4. Electric wheelchairs - this is what gave us the best ratio of speed, power and price.
First, get your hands on an electric wheelchair - we found several sources - wanted ads on craigslist and searching under "battle bot motor" on eBay. We succeeded in finding five that met our requirements:
-two matched motors and gearboxes
-24V battery supply
Each model was different, but they are were all built into heavy duty steel frames. Some had suspension.
After removing all of the seating, leg supports and arm rests, cut some of the unnecessary steel off and find a place to mount the swivel.
Mount the swivel fork onto two 2"x4" studs with a small piece of 3/16" plywood on each side. Attach these studs to the center of the drive unit, running front-to-back, in between the batteries. The studs need to be mounted so that the bottom of the swivel is 6" from the ground when the drive unit is horizontal. The drive units generally run faster forward than backwards, so take care to position the swivel at the front of the drive unit.
Step 9: Assemble the Frame and Power Unit
Now that the swivel is mounted to the back, hold the swivel against the mounting plate at the back of the frame and tighten the four lag screws into the pre-drilled holes.

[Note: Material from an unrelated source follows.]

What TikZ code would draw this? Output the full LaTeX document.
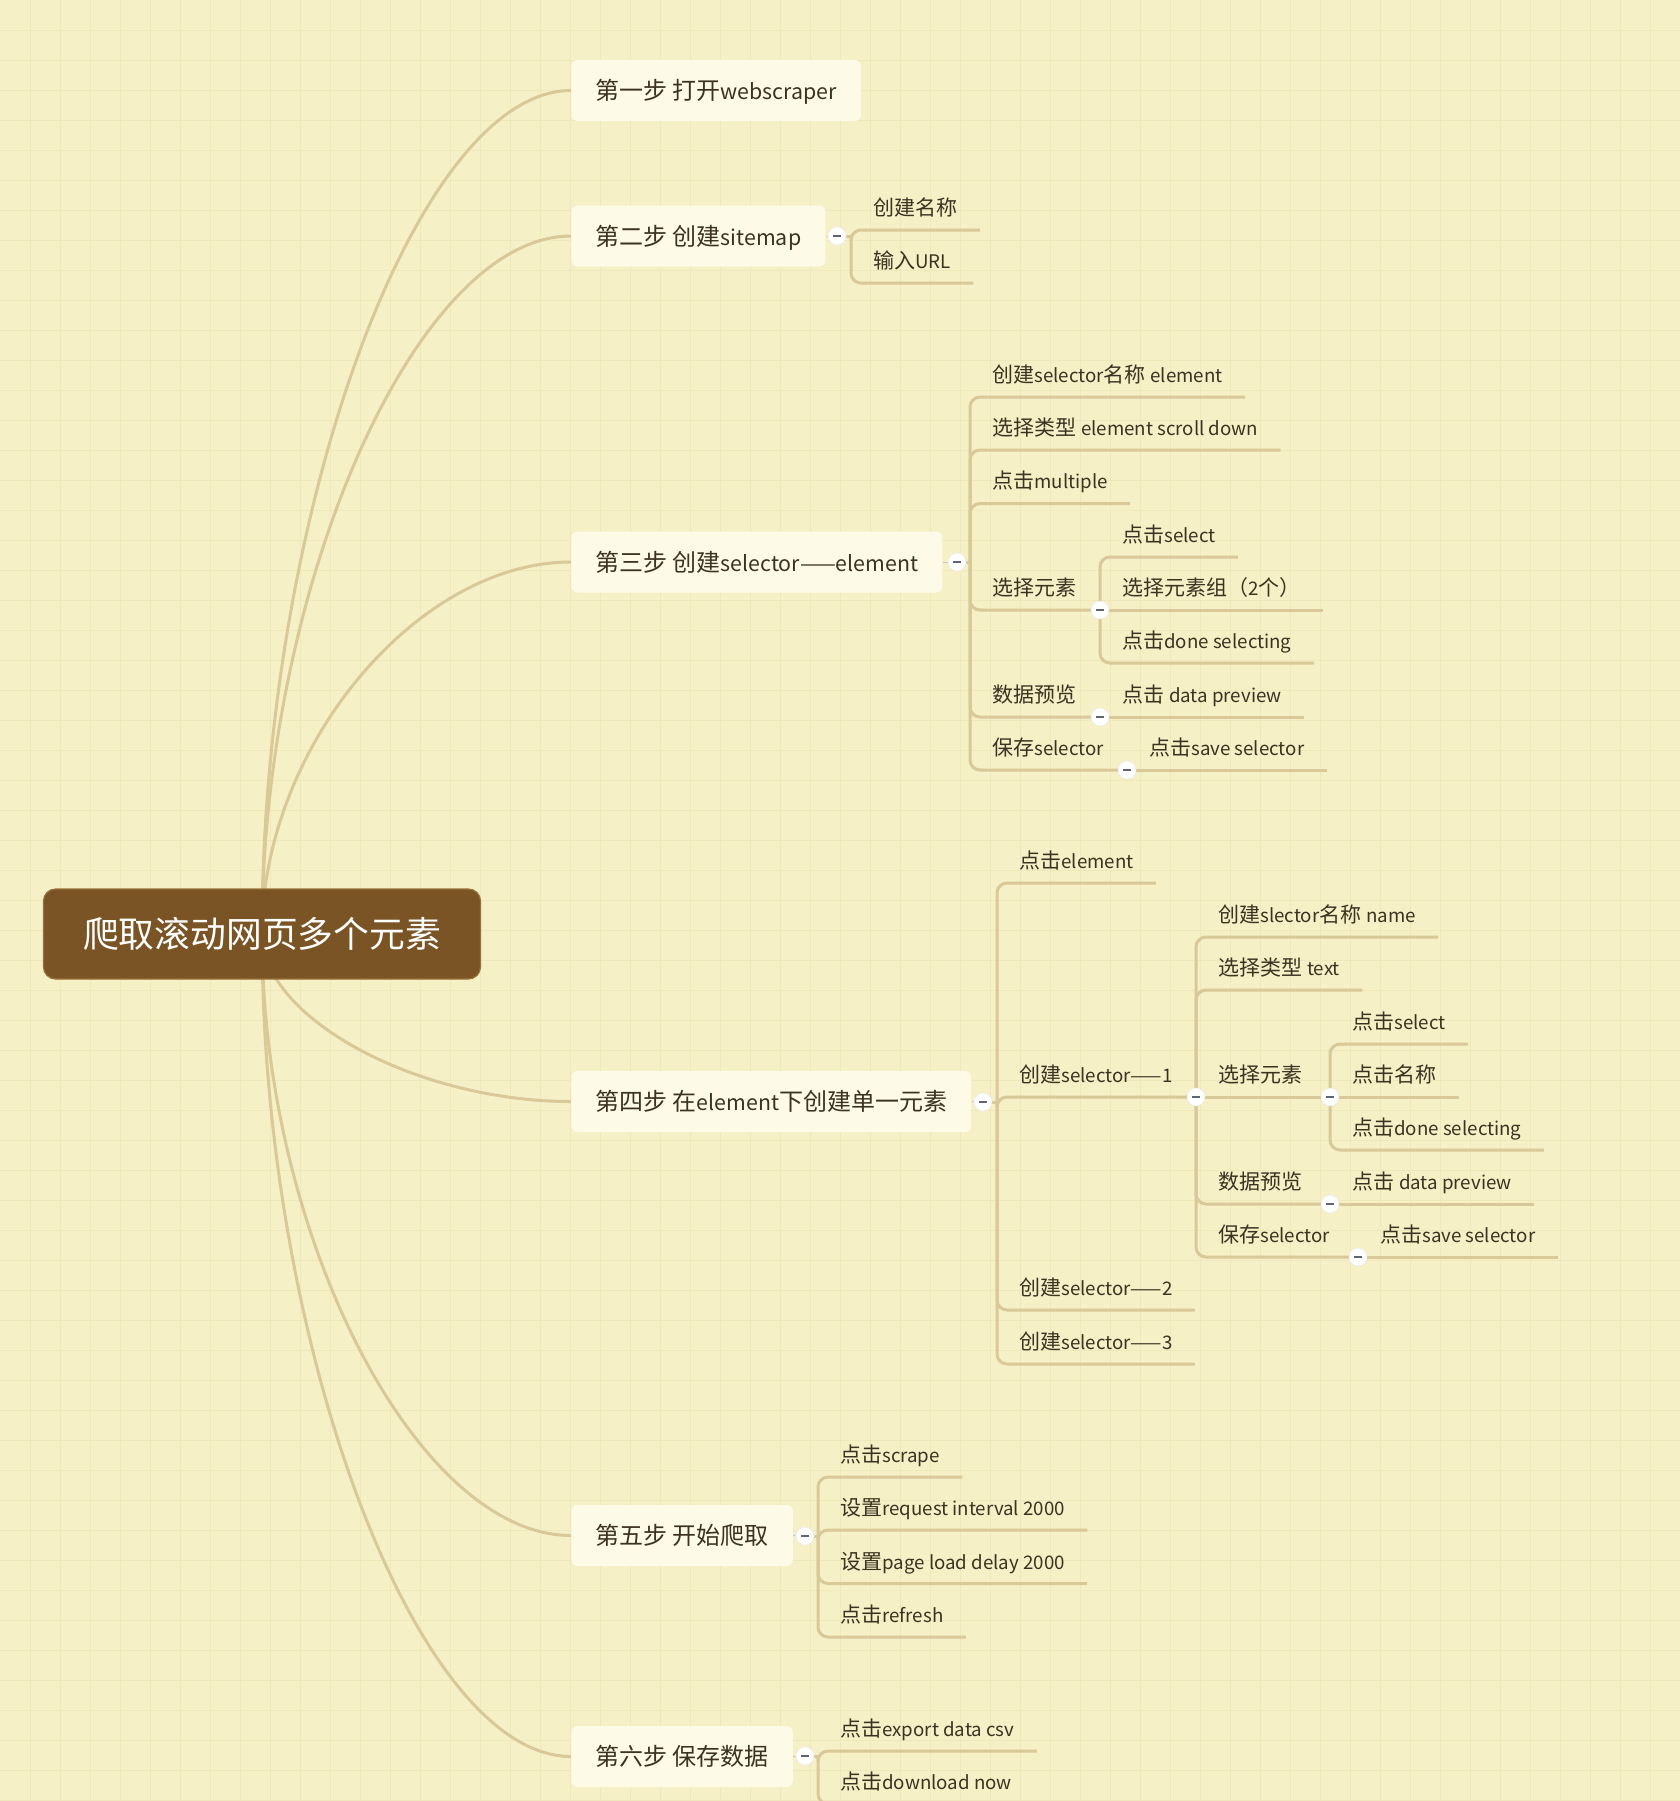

It is simpler to attach this last, rather than attaching the swivel forks onto the 2"x4"s last.
Step 10: Attach the Head Set and Front Forks
Line up the head set plate on the wooden mount on the frame so that it will be vertical when the frame is upright. Mark six holes in the frame front head set mount. Drill holes for two lag screws and four regular screws in the mount. Attach the head set to the mount.
Re-assemble the bearings and bike forks into the head set.
Step 11: Mount the Throttle
Run the wire from the joystick to the controller / motor inside the frame. Attach the joystick to the bicycle handlebars using zip-ties, screws and ingenuity.
Step 12: Add Footpegs
Figure out a comfortable position for footpegs. Use 2"x2"s or unused parts of the donor wheelchair. Footpeg position should allow both leaning of the front frame and turning of the front wheel.